My Childhood

My Childhood by Maxim Gorky – Reviewed by Guy Portman

My Childhood

My Childhood is the first volume of Russian author Maxim Gorky’s autobiographical trilogy. The book begins with the young Maxim viewing the dead body of his father, who has just died of cholera. Maxim is then sent to live with his grandparents. With an errant mother, abusive grandfather and quarrelling uncles, Maxim’s childhood is a tumultuous experience; its one saving grace being an affectionate grandmother, who becomes his closest friend.

This is a precarious existence where life mirrors the bleak, cold landscape. There is little security and limited education and opportunities for the superstitious peasants, with their reverence for icons and saints. The pensive, intelligent and courageous Maxim is exposed to death, and is subjected to violence and illness.

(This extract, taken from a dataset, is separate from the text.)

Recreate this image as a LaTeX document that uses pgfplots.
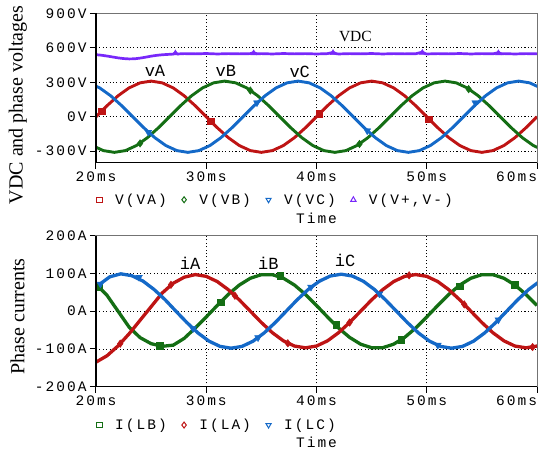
\documentclass[border=0pt]{standalone}
\usepackage{fontspec}
\setmainfont{Liberation Serif}
\newfontfamily\monof{Liberation Mono}[LetterSpace=14]
\newfontfamily\monon{Liberation Mono}
\usepackage{pgfplots}
\pgfplotsset{compat=1.18}
\definecolor{cred}{RGB}{190,20,20}
\definecolor{cgreen}{RGB}{20,110,20}
\definecolor{cblue}{RGB}{20,105,200}
\definecolor{cpurp}{RGB}{120,40,250}
\newcommand{\tickfont}{\monof\fontsize{14.5}{17}\selectfont}
\pgfplotsset{
  common/.style={
    scale only axis, width=441pt,
    xmin=20, xmax=60,
    xtick={20,30,40,50,60},
    xticklabels={20ms,30ms,40ms,50ms,\llap{60ms}},
    tick pos=left, tick align=outside,
    major tick length=6pt,
    tick style={black, line width=1pt},
    grid=major,
    major grid style={black, line width=0.9pt, dash pattern=on 1.1pt off 2.3pt},
    axis line style={black!55, line width=1pt},
    ticklabel style={font=\tickfont},
    clip mode=individual,
    legend columns=4,
    legend image code/.code={\draw[##1] plot coordinates {(0pt,0pt)};},
    legend style={draw=none, fill=none, font=\tickfont, anchor=west,
      /tikz/every odd column/.append style={column sep=11pt},
      /tikz/every even column/.append style={column sep=13pt}},
    xlabel={Time},
    xlabel style={font=\tickfont, anchor=center},
    ylabel style={font=\fontsize{20}{22}\selectfont, anchor=center},
  }
}
\begin{document}
\begin{tikzpicture}
\useasboundingbox (-96pt,-291.3pt) rectangle (442pt,162.7pt);
\begin{axis}[common, name=top, at={(0pt,0pt)}, anchor=south west,
  height=149.4pt, ymin=-400, ymax=900,
  ytick={-300,0,300,600,900}, yticklabels={-300V,0V,300V,600V,900V},
  ylabel={VDC and phase voltages},
  ylabel style={at={(axis description cs:-0.177,0.386)}},
  xlabel style={at={(axis description cs:0.5,-0.37)}},
  legend style={at={(axis description cs:-0.005,-0.248)}},
]
\addplot[cred, line width=2.9pt, forget plot] table {
20 0
21 95.8
22 182.2
23 250.8
24 294.8
25 310
26 294.8
27 250.8
28 182.2
29 95.8
30 0
31 -95.8
32 -182.2
33 -250.8
34 -294.8
35 -310
36 -294.8
37 -250.8
38 -182.2
39 -95.8
40 0
41 95.8
42 182.2
43 250.8
44 294.8
45 310
46 294.8
47 250.8
48 182.2
49 95.8
50 0
51 -95.8
52 -182.2
53 -250.8
54 -294.8
55 -310
56 -294.8
57 -250.8
58 -182.2
59 -95.8
60 0
};
\addplot[cgreen, line width=2.9pt, forget plot] table {
19.667 -250.8
20.667 -294.8
21.667 -310
22.667 -294.8
23.667 -250.8
24.667 -182.2
25.667 -95.8
26.667 0
27.667 95.8
28.667 182.2
29.667 250.8
30.667 294.8
31.667 310
32.667 294.8
33.667 250.8
34.667 182.2
35.667 95.8
36.667 0
37.667 -95.8
38.667 -182.2
39.667 -250.8
40.667 -294.8
41.667 -310
42.667 -294.8
43.667 -250.8
44.667 -182.2
45.667 -95.8
46.667 0
47.667 95.8
48.667 182.2
49.667 250.8
50.667 294.8
51.667 310
52.667 294.8
53.667 250.8
54.667 182.2
55.667 95.8
56.667 0
57.667 -95.8
58.667 -182.2
59.667 -250.8
60.667 -294.8
};
\addplot[cblue, line width=2.9pt, forget plot] table {
19.333 294.8
20.333 250.8
21.333 182.2
22.333 95.8
23.333 0
24.333 -95.8
25.333 -182.2
26.333 -250.8
27.333 -294.8
28.333 -310
29.333 -294.8
30.333 -250.8
31.333 -182.2
32.333 -95.8
33.333 0
34.333 95.8
35.333 182.2
36.333 250.8
37.333 294.8
38.333 310
39.333 294.8
40.333 250.8
41.333 182.2
42.333 95.8
43.333 0
44.333 -95.8
45.333 -182.2
46.333 -250.8
47.333 -294.8
48.333 -310
49.333 -294.8
50.333 -250.8
51.333 -182.2
52.333 -95.8
53.333 0
54.333 95.8
55.333 182.2
56.333 250.8
57.333 294.8
58.333 310
59.333 294.8
60.333 250.8
};
\addplot[cpurp, line width=2.7pt, forget plot] table {
20 540
20.5 535
21 528
21.5 520
22 512
22.5 506
23 503
23.5 504
24 510
24.5 518
25 527
25.5 534
26 539
26.5 542
27 545
27.2 556
27.4 546
28 549
29 547
30 550
31 546
32 549
33 547
34 549
34.3 558
34.6 547
35 549
36 546
37 550
38 547
39 549
40 546
41 549
41.5 560
41.8 548
42 546
43 549
44 547
45 550
46 546
47 549
48 547
49 548
49.6 562
49.9 548
50 546
51 549
52 547
53 550
54 546
55 549
56 547
56.5 558
56.8 547
57 549
58 546
59 549
60 547
};
% markers on the traces
\addplot[only marks, mark=square*, mark size=3.3pt, cred, forget plot] coordinates {(20.5,48) (30.4,-40) (40.25,25) (50.2,-20)};
\addplot[only marks, mark=diamond*, mark size=3.8pt, cgreen, forget plot] coordinates {(24,-232) (34,228) (43.9,-237) (53.8,240)};
\addplot[only marks, mark=triangle*, mark size=4pt, mark options={rotate=180}, cblue, forget plot] coordinates {(24.75,-135) (34.6,122) (44.6,-122) (54.4,122)};
\addplot[only marks, mark=triangle*, mark size=3.4pt, cpurp, forget plot] coordinates {(27.2,552) (34.3,553) (41.5,555) (49.6,556) (56.5,553)};
\addlegendimage{only marks, mark=square, mark size=2.6pt, cred, line width=1pt}
\addlegendentry{V(VA)}
\addlegendimage{only marks, mark=diamond, mark size=3pt, cgreen, line width=1pt}
\addlegendentry{V(VB)}
\addlegendimage{only marks, mark=triangle, mark size=3pt, mark options={rotate=180}, cblue, line width=1pt}
\addlegendentry{V(VC)}
\addlegendimage{only marks, mark=triangle, mark size=3pt, cpurp, line width=1pt}
\addlegendentry{V(V+,V-)}
\draw[black, line width=1.4pt] (rel axis cs:0,1) -- (rel axis cs:0,0) -- (rel axis cs:1,0);
\node[font=\monon\fontsize{17}{19}\selectfont] at (axis cs:25.35,398) {vA};
\node[font=\monon\fontsize{17}{19}\selectfont] at (axis cs:31.77,395) {vB};
\node[font=\monon\fontsize{17}{19}\selectfont] at (axis cs:38.48,393) {vC};
\node[font=\fontsize{15.5}{17}\selectfont] at (axis cs:43.53,695) {VDC};
\end{axis}
\begin{axis}[common, name=bot, at={(0pt,-224pt)}, anchor=south west,
  height=151pt, ymin=-200, ymax=200,
  ytick={-200,-100,0,100,200}, yticklabels={-200A,-100A,0A,100A,200A},
  ylabel={Phase currents},
  ylabel style={at={(axis description cs:-0.178,0.465)}},
  xlabel style={at={(axis description cs:0.5,-0.366)}},
  legend style={at={(axis description cs:-0.005,-0.254)}},
]
\addplot[cgreen, line width=3.3pt, forget plot] table {
20 72
21 42
22 0
23 -42
24 -70
25 -86
26 -93
27 -90
28 -72
29 -44.5
30 -15.3
31 15.3
32 44.5
33 69.3
34 87.3
35 96.8
36 96.8
37 87.3
38 69.3
39 44.5
40 15.3
41 -15.3
42 -44.5
43 -69.3
44 -87.3
45 -96.8
46 -96.8
47 -87.3
48 -69.3
49 -44.5
50 -15.3
51 15.3
52 44.5
53 69.3
54 87.3
55 96.8
56 96.8
57 87.3
58 69.3
59 44.5
60 15.3
};
\addplot[cred, line width=3.3pt, forget plot] table {
20 -135
21 -118
22 -92
23 -60
24 -24
25 12
26 48
27 74
28 90
29 97
30 92.3
31 78.5
32 57
33 30
34 0
35 -30
36 -57
37 -78.5
38 -92.3
39 -97
40 -92.3
41 -78.5
42 -57
43 -30
44 0
45 30
46 57
47 78.5
48 92.3
49 97
50 92.3
51 78.5
52 57
53 30
54 0
55 -30
56 -57
57 -78.5
58 -92.3
59 -97
60 -92.3
};
\addplot[cblue, line width=3.3pt, forget plot] table {
20 59
20.5 75
21.25 91
22.25 99
23.25 94
24.25 80
25.25 58
26.25 31
27.25 0
28.25 -30.3
29.25 -57.6
30.25 -79.3
31.25 -93.2
32.25 -98
33.25 -93.2
34.25 -79.3
35.25 -57.6
36.25 -30.3
37.25 0
38.25 30.3
39.25 57.6
40.25 79.3
41.25 93.2
42.25 98
43.25 93.2
44.25 79.3
45.25 57.6
46.25 30.3
47.25 0
48.25 -30.3
49.25 -57.6
50.25 -79.3
51.25 -93.2
52.25 -98
53.25 -93.2
54.25 -79.3
55.25 -57.6
56.25 -30.3
57.25 0
58.25 30.3
59.25 57.6
60.25 79.3
};
\addplot[only marks, mark=square*, mark size=3.3pt, cgreen, forget plot] coordinates {(20.3,64) (25.8,-92) (31.3,24) (36.7,94) (41.8,-36) (47.7,-76) (53,66) (58,70)};
\addplot[only marks, mark=diamond*, mark size=3.8pt, cred, forget plot] coordinates {(22.2,-86) (26.8,70) (32.6,41) (37.4,-85) (43,-30) (48.4,95) (53.4,18) (59.6,-95)};
\addplot[only marks, mark=triangle*, mark size=4pt, mark options={rotate=180}, cblue, forget plot] coordinates {(20.4,72) (23.9,90) (28.8,-46) (34.7,-70) (39.5,64) (45.7,46) (51,-90) (56.5,-23)};
\addlegendimage{only marks, mark=square, mark size=2.6pt, cgreen, line width=1pt}
\addlegendentry{I(LB)}
\addlegendimage{only marks, mark=diamond, mark size=3pt, cred, line width=1pt}
\addlegendentry{I(LA)}
\addlegendimage{only marks, mark=triangle, mark size=3pt, mark options={rotate=180}, cblue, line width=1pt}
\addlegendentry{I(LC)}
\draw[black, line width=1.4pt] (rel axis cs:0,1) -- (rel axis cs:0,0) -- (rel axis cs:1,0);
\node[font=\monon\fontsize{17}{19}\selectfont] at (axis cs:28.53,127) {iA};
\node[font=\monon\fontsize{17}{19}\selectfont] at (axis cs:35.64,127) {iB};
\node[font=\monon\fontsize{17}{19}\selectfont] at (axis cs:42.6,135) {iC};
\end{axis}
\end{tikzpicture}
\end{document}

My Childhood is a harrowing account of a turbulent and cruel childhood that never resorts to self-pity. Gorky proves to be an acute observer and adroit recorder of the wide spectrum of human behaviour that he witnesses.

The book, which offers a rare insight into peasant life in late Tsarist rural Russia, is very different to other accounts of the time, such as the writings of the aristocratic Tolstoy and Turgenev, not only in the life it describes, but also in its simplicity of style, which is in stark contrast to the ornate, voluminous prose of Gorky’s contemporary countrymen.